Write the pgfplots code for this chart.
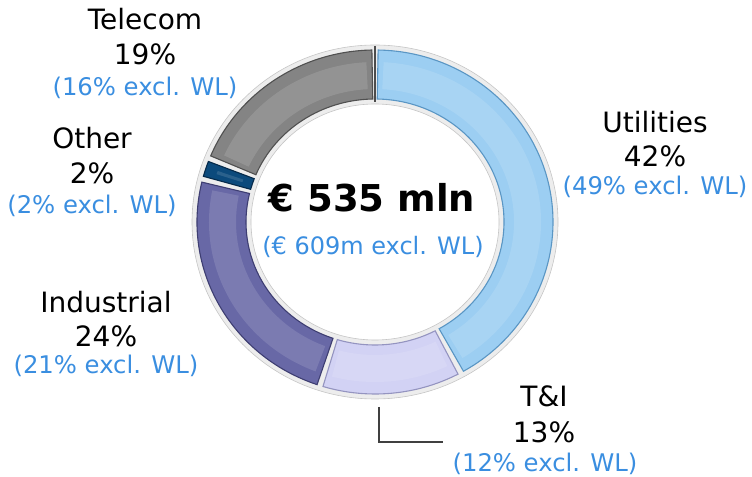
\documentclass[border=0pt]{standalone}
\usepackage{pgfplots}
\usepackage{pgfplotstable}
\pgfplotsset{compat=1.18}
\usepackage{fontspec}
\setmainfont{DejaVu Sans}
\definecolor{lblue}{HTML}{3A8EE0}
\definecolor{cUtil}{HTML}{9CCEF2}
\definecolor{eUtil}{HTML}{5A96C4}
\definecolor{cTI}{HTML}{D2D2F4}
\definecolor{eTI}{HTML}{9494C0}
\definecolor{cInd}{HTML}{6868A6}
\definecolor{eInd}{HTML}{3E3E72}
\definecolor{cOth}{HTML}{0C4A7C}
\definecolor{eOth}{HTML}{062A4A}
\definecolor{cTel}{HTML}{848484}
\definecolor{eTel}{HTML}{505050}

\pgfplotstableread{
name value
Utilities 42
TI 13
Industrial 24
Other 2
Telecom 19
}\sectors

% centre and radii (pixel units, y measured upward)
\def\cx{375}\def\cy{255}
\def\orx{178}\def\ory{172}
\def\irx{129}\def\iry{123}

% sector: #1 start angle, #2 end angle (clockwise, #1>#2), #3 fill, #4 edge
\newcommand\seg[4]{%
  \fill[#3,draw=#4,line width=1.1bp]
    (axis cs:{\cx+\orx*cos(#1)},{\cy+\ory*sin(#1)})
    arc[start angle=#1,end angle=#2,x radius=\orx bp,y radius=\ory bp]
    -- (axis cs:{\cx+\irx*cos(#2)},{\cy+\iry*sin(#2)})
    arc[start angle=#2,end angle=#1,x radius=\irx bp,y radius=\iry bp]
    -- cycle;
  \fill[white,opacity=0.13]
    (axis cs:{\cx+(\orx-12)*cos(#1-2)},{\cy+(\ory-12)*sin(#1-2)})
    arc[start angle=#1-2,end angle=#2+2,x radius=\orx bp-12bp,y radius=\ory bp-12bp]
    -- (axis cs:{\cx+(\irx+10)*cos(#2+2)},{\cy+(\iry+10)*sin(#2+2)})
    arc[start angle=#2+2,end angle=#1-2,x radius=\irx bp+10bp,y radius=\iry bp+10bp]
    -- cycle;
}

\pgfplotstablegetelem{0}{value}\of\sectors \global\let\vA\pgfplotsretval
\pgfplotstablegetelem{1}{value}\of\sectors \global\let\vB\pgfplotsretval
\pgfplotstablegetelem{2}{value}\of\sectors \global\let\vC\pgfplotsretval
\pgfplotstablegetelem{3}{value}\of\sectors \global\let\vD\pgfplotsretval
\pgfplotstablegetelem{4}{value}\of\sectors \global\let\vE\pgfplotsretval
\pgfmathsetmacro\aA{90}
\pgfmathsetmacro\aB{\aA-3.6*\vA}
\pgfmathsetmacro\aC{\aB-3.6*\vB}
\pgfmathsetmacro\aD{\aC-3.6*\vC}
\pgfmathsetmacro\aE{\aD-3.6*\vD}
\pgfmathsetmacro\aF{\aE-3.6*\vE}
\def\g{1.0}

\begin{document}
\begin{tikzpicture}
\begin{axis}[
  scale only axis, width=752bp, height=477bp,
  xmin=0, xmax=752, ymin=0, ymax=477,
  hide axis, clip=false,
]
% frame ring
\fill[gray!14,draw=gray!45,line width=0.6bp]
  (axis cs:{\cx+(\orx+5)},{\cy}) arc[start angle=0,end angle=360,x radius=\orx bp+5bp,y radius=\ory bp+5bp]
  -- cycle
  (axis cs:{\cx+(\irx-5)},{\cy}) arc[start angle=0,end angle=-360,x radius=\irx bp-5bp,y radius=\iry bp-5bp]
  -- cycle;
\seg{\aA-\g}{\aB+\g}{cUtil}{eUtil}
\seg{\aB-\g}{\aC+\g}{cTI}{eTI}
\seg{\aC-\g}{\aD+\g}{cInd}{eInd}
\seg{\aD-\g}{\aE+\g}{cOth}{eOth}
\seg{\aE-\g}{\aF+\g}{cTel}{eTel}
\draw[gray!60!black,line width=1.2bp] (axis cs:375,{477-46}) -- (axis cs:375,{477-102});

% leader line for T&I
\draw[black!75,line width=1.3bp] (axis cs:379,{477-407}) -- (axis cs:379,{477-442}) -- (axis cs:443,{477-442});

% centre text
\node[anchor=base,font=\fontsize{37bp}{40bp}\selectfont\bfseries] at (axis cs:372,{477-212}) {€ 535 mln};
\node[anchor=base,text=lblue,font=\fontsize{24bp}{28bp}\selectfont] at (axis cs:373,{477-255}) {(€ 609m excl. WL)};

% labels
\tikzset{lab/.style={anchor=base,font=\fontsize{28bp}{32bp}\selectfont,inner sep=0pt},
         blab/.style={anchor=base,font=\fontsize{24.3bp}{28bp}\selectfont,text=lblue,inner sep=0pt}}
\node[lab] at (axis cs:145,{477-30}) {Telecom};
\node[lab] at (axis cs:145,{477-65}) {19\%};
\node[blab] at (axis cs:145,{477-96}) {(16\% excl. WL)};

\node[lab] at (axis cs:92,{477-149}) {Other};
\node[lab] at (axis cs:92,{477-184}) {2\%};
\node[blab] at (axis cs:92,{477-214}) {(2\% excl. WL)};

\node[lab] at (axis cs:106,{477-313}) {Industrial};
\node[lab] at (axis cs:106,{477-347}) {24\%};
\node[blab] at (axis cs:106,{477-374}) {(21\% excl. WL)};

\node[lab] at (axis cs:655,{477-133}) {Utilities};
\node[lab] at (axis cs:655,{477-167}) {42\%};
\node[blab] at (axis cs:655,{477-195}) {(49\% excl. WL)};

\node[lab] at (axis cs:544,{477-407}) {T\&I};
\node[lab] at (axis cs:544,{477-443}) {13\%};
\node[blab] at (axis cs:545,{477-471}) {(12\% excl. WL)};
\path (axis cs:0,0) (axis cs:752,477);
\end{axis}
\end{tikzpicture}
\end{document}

→ WHAT TO DO
Repeat the data in full and exactly. Omit pictures.

→ EXERCISE OUTPUT
Write the pgfplots code for this chart.
\documentclass[border=0pt]{standalone}
\usepackage{pgfplots}
\usepackage{pgfplotstable}
\pgfplotsset{compat=1.18}
\usepackage{fontspec}
\setmainfont{DejaVu Sans}
\definecolor{lblue}{HTML}{3A8EE0}
\definecolor{cUtil}{HTML}{9CCEF2}
\definecolor{eUtil}{HTML}{5A96C4}
\definecolor{cTI}{HTML}{D2D2F4}
\definecolor{eTI}{HTML}{9494C0}
\definecolor{cInd}{HTML}{6868A6}
\definecolor{eInd}{HTML}{3E3E72}
\definecolor{cOth}{HTML}{0C4A7C}
\definecolor{eOth}{HTML}{062A4A}
\definecolor{cTel}{HTML}{848484}
\definecolor{eTel}{HTML}{505050}

\pgfplotstableread{
name value
Utilities 42
TI 13
Industrial 24
Other 2
Telecom 19
}\sectors

% centre and radii (pixel units, y measured upward)
\def\cx{375}\def\cy{255}
\def\orx{178}\def\ory{172}
\def\irx{129}\def\iry{123}

% sector: #1 start angle, #2 end angle (clockwise, #1>#2), #3 fill, #4 edge
\newcommand\seg[4]{%
  \fill[#3,draw=#4,line width=1.1bp]
    (axis cs:{\cx+\orx*cos(#1)},{\cy+\ory*sin(#1)})
    arc[start angle=#1,end angle=#2,x radius=\orx bp,y radius=\ory bp]
    -- (axis cs:{\cx+\irx*cos(#2)},{\cy+\iry*sin(#2)})
    arc[start angle=#2,end angle=#1,x radius=\irx bp,y radius=\iry bp]
    -- cycle;
  \fill[white,opacity=0.13]
    (axis cs:{\cx+(\orx-12)*cos(#1-2)},{\cy+(\ory-12)*sin(#1-2)})
    arc[start angle=#1-2,end angle=#2+2,x radius=\orx bp-12bp,y radius=\ory bp-12bp]
    -- (axis cs:{\cx+(\irx+10)*cos(#2+2)},{\cy+(\iry+10)*sin(#2+2)})
    arc[start angle=#2+2,end angle=#1-2,x radius=\irx bp+10bp,y radius=\iry bp+10bp]
    -- cycle;
}

\pgfplotstablegetelem{0}{value}\of\sectors \global\let\vA\pgfplotsretval
\pgfplotstablegetelem{1}{value}\of\sectors \global\let\vB\pgfplotsretval
\pgfplotstablegetelem{2}{value}\of\sectors \global\let\vC\pgfplotsretval
\pgfplotstablegetelem{3}{value}\of\sectors \global\let\vD\pgfplotsretval
\pgfplotstablegetelem{4}{value}\of\sectors \global\let\vE\pgfplotsretval
\pgfmathsetmacro\aA{90}
\pgfmathsetmacro\aB{\aA-3.6*\vA}
\pgfmathsetmacro\aC{\aB-3.6*\vB}
\pgfmathsetmacro\aD{\aC-3.6*\vC}
\pgfmathsetmacro\aE{\aD-3.6*\vD}
\pgfmathsetmacro\aF{\aE-3.6*\vE}
\def\g{1.0}

\begin{document}
\begin{tikzpicture}
\begin{axis}[
  scale only axis, width=752bp, height=477bp,
  xmin=0, xmax=752, ymin=0, ymax=477,
  hide axis, clip=false,
]
% frame ring
\fill[gray!14,draw=gray!45,line width=0.6bp]
  (axis cs:{\cx+(\orx+5)},{\cy}) arc[start angle=0,end angle=360,x radius=\orx bp+5bp,y radius=\ory bp+5bp]
  -- cycle
  (axis cs:{\cx+(\irx-5)},{\cy}) arc[start angle=0,end angle=-360,x radius=\irx bp-5bp,y radius=\iry bp-5bp]
  -- cycle;
\seg{\aA-\g}{\aB+\g}{cUtil}{eUtil}
\seg{\aB-\g}{\aC+\g}{cTI}{eTI}
\seg{\aC-\g}{\aD+\g}{cInd}{eInd}
\seg{\aD-\g}{\aE+\g}{cOth}{eOth}
\seg{\aE-\g}{\aF+\g}{cTel}{eTel}
\draw[gray!60!black,line width=1.2bp] (axis cs:375,{477-46}) -- (axis cs:375,{477-102});

% leader line for T&I
\draw[black!75,line width=1.3bp] (axis cs:379,{477-407}) -- (axis cs:379,{477-442}) -- (axis cs:443,{477-442});

% centre text
\node[anchor=base,font=\fontsize{37bp}{40bp}\selectfont\bfseries] at (axis cs:372,{477-212}) {€ 535 mln};
\node[anchor=base,text=lblue,font=\fontsize{24bp}{28bp}\selectfont] at (axis cs:373,{477-255}) {(€ 609m excl. WL)};

% labels
\tikzset{lab/.style={anchor=base,font=\fontsize{28bp}{32bp}\selectfont,inner sep=0pt},
         blab/.style={anchor=base,font=\fontsize{24.3bp}{28bp}\selectfont,text=lblue,inner sep=0pt}}
\node[lab] at (axis cs:145,{477-30}) {Telecom};
\node[lab] at (axis cs:145,{477-65}) {19\%};
\node[blab] at (axis cs:145,{477-96}) {(16\% excl. WL)};

\node[lab] at (axis cs:92,{477-149}) {Other};
\node[lab] at (axis cs:92,{477-184}) {2\%};
\node[blab] at (axis cs:92,{477-214}) {(2\% excl. WL)};

\node[lab] at (axis cs:106,{477-313}) {Industrial};
\node[lab] at (axis cs:106,{477-347}) {24\%};
\node[blab] at (axis cs:106,{477-374}) {(21\% excl. WL)};

\node[lab] at (axis cs:655,{477-133}) {Utilities};
\node[lab] at (axis cs:655,{477-167}) {42\%};
\node[blab] at (axis cs:655,{477-195}) {(49\% excl. WL)};

\node[lab] at (axis cs:544,{477-407}) {T\&I};
\node[lab] at (axis cs:544,{477-443}) {13\%};
\node[blab] at (axis cs:545,{477-471}) {(12\% excl. WL)};
\path (axis cs:0,0) (axis cs:752,477);
\end{axis}
\end{tikzpicture}
\end{document}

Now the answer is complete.